**GIVEN RECORDS:**
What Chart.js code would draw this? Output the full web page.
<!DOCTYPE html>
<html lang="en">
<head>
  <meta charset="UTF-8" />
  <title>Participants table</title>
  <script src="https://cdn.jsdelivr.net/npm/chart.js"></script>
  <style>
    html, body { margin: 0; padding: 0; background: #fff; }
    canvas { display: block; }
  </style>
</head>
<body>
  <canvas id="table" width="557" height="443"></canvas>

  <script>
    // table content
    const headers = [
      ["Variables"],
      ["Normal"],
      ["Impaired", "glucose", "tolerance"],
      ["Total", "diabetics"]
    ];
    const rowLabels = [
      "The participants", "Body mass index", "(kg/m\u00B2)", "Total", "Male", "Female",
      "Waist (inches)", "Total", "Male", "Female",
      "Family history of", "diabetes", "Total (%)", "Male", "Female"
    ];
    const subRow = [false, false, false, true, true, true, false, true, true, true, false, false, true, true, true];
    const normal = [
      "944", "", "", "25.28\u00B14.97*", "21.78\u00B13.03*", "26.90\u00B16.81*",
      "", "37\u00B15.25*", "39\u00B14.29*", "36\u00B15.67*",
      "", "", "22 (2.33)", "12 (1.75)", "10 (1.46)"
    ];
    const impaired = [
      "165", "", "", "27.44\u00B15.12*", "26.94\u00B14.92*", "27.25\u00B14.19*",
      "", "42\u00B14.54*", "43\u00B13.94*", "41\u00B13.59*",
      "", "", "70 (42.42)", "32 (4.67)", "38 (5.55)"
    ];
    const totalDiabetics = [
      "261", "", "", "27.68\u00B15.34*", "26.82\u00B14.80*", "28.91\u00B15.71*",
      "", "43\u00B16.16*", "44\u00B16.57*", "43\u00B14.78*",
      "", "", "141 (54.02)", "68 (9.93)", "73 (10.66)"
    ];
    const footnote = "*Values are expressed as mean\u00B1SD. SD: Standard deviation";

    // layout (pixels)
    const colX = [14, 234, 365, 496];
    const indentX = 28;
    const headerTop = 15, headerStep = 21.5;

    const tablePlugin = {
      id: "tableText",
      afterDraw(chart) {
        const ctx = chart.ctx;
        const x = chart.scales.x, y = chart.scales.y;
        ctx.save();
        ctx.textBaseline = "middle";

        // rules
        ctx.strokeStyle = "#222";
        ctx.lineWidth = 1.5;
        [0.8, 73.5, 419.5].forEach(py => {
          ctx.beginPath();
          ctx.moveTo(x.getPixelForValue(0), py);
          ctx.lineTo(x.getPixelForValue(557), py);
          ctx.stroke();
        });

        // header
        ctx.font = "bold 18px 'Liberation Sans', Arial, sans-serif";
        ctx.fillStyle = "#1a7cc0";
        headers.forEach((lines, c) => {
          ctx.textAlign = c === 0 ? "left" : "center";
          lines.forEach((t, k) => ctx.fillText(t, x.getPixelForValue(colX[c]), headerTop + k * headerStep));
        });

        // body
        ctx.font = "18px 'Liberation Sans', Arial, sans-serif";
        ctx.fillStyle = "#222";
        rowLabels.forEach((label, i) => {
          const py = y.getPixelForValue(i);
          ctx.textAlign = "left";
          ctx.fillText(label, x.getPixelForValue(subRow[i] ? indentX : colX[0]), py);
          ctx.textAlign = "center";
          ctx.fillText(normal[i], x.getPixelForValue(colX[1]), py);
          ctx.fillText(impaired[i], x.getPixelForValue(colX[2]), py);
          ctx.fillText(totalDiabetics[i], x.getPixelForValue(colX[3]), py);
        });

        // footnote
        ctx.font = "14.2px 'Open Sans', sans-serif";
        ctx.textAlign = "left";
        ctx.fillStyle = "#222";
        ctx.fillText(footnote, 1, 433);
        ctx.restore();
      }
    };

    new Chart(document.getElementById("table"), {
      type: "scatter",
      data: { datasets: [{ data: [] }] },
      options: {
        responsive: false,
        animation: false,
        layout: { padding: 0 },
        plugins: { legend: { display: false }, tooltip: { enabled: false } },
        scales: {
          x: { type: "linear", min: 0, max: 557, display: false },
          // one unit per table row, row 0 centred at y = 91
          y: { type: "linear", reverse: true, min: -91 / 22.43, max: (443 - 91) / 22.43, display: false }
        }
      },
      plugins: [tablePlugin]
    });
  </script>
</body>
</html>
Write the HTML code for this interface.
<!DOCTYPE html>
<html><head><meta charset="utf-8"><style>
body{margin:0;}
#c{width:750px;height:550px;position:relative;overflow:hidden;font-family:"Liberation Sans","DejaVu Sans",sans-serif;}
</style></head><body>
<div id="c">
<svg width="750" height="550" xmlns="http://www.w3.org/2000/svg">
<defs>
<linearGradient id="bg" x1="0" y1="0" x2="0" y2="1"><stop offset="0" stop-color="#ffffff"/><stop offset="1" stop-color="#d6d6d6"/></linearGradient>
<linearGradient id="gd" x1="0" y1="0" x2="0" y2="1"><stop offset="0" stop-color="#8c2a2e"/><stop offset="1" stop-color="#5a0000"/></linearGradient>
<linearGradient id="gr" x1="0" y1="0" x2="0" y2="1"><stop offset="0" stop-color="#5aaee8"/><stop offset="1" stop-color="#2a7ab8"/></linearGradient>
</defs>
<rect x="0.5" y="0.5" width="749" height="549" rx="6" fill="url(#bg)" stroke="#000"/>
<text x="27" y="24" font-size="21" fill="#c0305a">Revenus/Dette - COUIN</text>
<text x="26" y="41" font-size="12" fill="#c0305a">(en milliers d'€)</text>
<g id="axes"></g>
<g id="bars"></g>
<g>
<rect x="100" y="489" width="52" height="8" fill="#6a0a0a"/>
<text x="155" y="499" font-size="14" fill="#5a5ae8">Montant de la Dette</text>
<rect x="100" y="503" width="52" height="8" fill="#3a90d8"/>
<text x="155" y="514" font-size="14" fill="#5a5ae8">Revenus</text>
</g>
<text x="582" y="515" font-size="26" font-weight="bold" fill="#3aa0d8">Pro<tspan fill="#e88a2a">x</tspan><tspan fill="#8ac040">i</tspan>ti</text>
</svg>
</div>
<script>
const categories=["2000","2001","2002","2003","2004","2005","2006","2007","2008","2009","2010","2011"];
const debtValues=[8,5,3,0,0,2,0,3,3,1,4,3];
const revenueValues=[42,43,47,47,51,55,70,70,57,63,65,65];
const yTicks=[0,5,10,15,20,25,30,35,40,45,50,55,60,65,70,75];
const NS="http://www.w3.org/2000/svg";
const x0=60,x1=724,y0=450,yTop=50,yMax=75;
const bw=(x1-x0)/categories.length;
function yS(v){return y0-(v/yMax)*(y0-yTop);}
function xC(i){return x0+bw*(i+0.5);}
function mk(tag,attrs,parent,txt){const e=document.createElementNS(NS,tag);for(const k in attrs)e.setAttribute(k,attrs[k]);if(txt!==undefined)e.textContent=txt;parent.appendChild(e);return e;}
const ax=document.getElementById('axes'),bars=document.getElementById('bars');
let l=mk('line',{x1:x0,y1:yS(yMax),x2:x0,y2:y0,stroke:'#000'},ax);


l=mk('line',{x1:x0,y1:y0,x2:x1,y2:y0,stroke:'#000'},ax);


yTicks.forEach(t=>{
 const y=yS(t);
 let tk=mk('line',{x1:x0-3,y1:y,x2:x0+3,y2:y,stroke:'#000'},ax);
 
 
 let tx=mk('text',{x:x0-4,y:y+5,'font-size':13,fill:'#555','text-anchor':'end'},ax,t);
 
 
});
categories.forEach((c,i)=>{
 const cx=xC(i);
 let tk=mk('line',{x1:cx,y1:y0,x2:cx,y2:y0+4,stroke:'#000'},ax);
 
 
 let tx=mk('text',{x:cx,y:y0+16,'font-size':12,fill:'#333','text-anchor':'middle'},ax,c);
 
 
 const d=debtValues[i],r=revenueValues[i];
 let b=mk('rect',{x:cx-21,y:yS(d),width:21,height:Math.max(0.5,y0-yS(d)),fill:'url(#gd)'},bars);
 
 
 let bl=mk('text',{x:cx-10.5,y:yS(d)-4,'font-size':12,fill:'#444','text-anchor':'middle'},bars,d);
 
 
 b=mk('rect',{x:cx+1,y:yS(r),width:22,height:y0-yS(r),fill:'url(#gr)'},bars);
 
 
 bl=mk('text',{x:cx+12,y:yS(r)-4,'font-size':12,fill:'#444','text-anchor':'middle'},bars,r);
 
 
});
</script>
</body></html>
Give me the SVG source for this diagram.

**WRITTEN TASK:** Extract all lines that hold the word "code".

**EXERCISE OUTPUT:**
What Chart.js code would draw this? Output the full web page.
Write the HTML code for this interface.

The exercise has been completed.